A broke college senior learns the importance of a food budget

As a senior in college at UMD you would think I might have a slight handle on how to be budget conscious when it comes to food and grocery shopping, but unfortunately that is not totally true. When I lived at home I would go to the grocery store with my mom, but I never really paid attention to the prices or good deals because I was too busy picking out the food that I wanted.  Once I started college I had a meal plan which allowed me to get food from the dining halls on campus, so I still was not buying food from the grocery store. So when I finally moved to an off campus apartment and started going grocery shopping I didn’t really know how to shop on a budget. Sure I would try and buy the cheaper brands, but that was the extent of my frugal ways. In addition to my cluelessness in regards to budget, I also was not much of a cook. I could make the standard college fare; pasta, quesadillas, salads, etc., but other than the basics I was a work in progress. So when I started working at Brainfood I had a lot to learn about food budgeting and cooking.

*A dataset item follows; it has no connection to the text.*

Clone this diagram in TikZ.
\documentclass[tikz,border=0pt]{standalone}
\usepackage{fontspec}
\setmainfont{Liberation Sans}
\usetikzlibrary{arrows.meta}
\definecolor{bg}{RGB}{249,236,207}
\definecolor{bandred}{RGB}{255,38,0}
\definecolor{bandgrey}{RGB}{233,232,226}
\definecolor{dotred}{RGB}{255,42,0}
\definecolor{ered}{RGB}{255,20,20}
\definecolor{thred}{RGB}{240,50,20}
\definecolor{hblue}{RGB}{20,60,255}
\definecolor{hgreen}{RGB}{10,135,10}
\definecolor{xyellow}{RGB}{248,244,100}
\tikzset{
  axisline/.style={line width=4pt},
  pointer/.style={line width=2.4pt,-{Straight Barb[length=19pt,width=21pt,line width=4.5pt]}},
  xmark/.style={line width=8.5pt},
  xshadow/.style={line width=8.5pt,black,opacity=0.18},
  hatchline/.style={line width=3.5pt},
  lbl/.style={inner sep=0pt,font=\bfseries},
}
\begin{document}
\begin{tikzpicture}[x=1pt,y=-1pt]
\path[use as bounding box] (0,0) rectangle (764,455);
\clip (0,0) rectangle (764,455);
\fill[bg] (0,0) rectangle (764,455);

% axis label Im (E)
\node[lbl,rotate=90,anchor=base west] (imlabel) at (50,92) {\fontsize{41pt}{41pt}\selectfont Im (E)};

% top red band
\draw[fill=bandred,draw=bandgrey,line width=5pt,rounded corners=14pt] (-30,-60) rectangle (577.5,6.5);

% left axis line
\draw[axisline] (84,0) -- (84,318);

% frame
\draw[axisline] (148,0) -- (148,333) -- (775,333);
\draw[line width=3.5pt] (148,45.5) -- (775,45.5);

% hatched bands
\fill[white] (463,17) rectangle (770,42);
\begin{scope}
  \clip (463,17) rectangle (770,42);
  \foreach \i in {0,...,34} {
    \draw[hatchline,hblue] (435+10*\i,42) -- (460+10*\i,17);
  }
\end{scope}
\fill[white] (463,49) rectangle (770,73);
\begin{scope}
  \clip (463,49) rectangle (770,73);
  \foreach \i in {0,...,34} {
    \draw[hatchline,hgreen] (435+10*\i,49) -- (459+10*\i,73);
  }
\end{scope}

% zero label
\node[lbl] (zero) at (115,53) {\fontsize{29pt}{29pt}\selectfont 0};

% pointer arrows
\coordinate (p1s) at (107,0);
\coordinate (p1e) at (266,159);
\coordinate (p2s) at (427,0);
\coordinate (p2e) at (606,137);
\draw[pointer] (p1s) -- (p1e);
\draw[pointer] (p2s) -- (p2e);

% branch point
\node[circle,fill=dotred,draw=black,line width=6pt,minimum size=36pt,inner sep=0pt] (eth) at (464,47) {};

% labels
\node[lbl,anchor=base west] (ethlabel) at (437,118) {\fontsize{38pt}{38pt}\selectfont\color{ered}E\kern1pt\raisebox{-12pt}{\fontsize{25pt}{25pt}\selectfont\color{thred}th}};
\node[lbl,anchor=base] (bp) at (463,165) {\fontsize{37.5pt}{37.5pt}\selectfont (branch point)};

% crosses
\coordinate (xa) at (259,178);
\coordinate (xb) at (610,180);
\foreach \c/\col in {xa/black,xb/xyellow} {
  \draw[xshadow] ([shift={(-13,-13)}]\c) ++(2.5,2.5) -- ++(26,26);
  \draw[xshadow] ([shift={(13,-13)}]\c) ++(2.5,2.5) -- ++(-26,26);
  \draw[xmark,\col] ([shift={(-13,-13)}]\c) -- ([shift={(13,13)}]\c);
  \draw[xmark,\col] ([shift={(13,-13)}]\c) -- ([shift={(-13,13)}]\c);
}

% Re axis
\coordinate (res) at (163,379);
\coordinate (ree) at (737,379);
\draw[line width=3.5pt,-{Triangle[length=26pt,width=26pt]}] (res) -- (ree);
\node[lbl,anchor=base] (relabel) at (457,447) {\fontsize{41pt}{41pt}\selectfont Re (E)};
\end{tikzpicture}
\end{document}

My first grocery run started with cross-checking the kitchen, which means that you look in your kitchen to see which ingredients you already have so you don’t buy more than you need. Usually when I go grocery shopping I just go to the store and walk around and get what I think I need. I don’t make a list, I don’t have a set plan of my meals that I will make, I just go and get what I want. So this idea of cross-checking was kind of foreign to me. As I went down the list and crossed off what was already in the kitchen, I saw how much food was already there and I knew if I had not cross-checked a lot of food and money would have been wasted. I like to consider this moment to be my first awakening to becoming a budget conscious food shopper.

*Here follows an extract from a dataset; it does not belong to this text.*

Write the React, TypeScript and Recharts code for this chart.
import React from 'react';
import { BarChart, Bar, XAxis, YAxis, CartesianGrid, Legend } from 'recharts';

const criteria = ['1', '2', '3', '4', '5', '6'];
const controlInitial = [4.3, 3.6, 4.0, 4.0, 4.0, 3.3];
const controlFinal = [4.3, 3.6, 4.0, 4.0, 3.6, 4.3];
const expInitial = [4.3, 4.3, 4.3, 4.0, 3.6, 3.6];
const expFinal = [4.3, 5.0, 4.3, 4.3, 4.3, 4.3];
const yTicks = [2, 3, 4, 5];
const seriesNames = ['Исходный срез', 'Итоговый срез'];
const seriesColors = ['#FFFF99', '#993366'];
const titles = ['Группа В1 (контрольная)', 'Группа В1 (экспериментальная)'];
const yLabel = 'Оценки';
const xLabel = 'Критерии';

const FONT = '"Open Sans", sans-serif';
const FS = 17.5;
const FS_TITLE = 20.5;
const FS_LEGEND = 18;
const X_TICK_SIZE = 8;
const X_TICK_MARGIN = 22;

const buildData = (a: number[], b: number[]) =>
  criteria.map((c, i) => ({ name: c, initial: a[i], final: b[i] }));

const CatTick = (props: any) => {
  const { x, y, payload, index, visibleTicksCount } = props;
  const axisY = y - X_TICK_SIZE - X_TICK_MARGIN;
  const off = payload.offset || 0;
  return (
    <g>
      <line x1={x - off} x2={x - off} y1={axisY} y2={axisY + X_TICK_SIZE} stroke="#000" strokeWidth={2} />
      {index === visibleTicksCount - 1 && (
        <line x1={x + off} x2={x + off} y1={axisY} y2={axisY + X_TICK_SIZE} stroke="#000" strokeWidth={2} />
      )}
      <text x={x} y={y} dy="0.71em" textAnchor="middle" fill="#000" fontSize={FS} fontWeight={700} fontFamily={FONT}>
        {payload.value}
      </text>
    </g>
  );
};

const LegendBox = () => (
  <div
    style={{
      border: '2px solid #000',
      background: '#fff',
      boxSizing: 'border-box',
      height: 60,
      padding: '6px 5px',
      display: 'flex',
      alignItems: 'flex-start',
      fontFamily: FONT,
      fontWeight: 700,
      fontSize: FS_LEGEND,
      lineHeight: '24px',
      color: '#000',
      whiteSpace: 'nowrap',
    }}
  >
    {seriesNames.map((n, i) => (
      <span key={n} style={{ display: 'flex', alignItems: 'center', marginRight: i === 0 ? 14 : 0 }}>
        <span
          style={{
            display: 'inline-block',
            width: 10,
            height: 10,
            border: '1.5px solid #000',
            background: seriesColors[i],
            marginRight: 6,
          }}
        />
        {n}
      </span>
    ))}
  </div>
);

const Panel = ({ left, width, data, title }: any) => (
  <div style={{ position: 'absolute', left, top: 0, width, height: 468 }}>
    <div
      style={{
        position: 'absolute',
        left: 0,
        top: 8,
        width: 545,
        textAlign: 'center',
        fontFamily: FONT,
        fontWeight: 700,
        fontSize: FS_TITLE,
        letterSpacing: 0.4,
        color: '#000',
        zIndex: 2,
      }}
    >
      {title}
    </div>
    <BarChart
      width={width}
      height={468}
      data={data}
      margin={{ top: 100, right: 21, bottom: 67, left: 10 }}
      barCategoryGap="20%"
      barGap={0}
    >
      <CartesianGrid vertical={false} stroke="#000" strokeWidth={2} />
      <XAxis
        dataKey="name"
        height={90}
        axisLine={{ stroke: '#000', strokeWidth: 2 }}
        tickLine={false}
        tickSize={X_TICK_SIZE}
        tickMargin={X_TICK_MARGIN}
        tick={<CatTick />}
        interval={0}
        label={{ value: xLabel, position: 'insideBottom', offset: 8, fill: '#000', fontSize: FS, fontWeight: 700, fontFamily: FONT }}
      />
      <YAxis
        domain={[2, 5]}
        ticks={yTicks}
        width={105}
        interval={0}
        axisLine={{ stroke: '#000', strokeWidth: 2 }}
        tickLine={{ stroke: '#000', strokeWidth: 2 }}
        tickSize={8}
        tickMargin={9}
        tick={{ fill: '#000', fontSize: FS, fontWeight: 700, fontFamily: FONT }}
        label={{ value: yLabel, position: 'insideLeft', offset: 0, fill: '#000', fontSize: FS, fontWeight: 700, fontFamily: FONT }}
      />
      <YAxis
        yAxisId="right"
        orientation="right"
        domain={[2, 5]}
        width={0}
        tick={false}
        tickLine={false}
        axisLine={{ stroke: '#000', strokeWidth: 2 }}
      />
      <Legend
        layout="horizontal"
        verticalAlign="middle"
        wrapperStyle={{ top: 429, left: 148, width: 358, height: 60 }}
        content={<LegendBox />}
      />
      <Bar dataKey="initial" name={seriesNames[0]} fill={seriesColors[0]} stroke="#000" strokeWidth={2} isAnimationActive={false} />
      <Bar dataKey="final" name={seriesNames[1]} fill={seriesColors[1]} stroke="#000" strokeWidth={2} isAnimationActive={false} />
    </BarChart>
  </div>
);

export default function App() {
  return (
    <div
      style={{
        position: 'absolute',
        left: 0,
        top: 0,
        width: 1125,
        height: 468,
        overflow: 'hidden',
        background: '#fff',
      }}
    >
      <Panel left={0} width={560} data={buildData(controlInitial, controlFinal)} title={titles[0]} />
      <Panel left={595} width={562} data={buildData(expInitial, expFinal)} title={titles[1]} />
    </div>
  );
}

My second “aha” moment came when I was standing in front of hundreds of cans of beans. The Community MVPs class was going to be making a Three-bean chili and I was tasked with gathering the ingredients from the grocery store. I normally would have just bought the brand of beans that I like for myself, but since I was shopping for Brainfood I had to pay closer attention. I was done shopping for the rest of the ingredients but I had added up the prices and the recipe was going to be over our cap. My supervisor suggested that I look for dried beans because they will be cheaper than canned beans. I know that this is not a revelation to most, but this showed me that I shouldn’t just buy the easiest or most obvious choice, I should look for the brands and types of food that I can use and that are more economical choices.

After starting at Brainfood I have noticed that I am way more aware of the food that I already have and I try to stretch it as long as possible. I also am becoming more adventurous and creative when it comes to using ingredients I already have as opposed to having to buy more. I may still be a work in progress, but I am moving in the right direction to become a budget conscious and creative cook.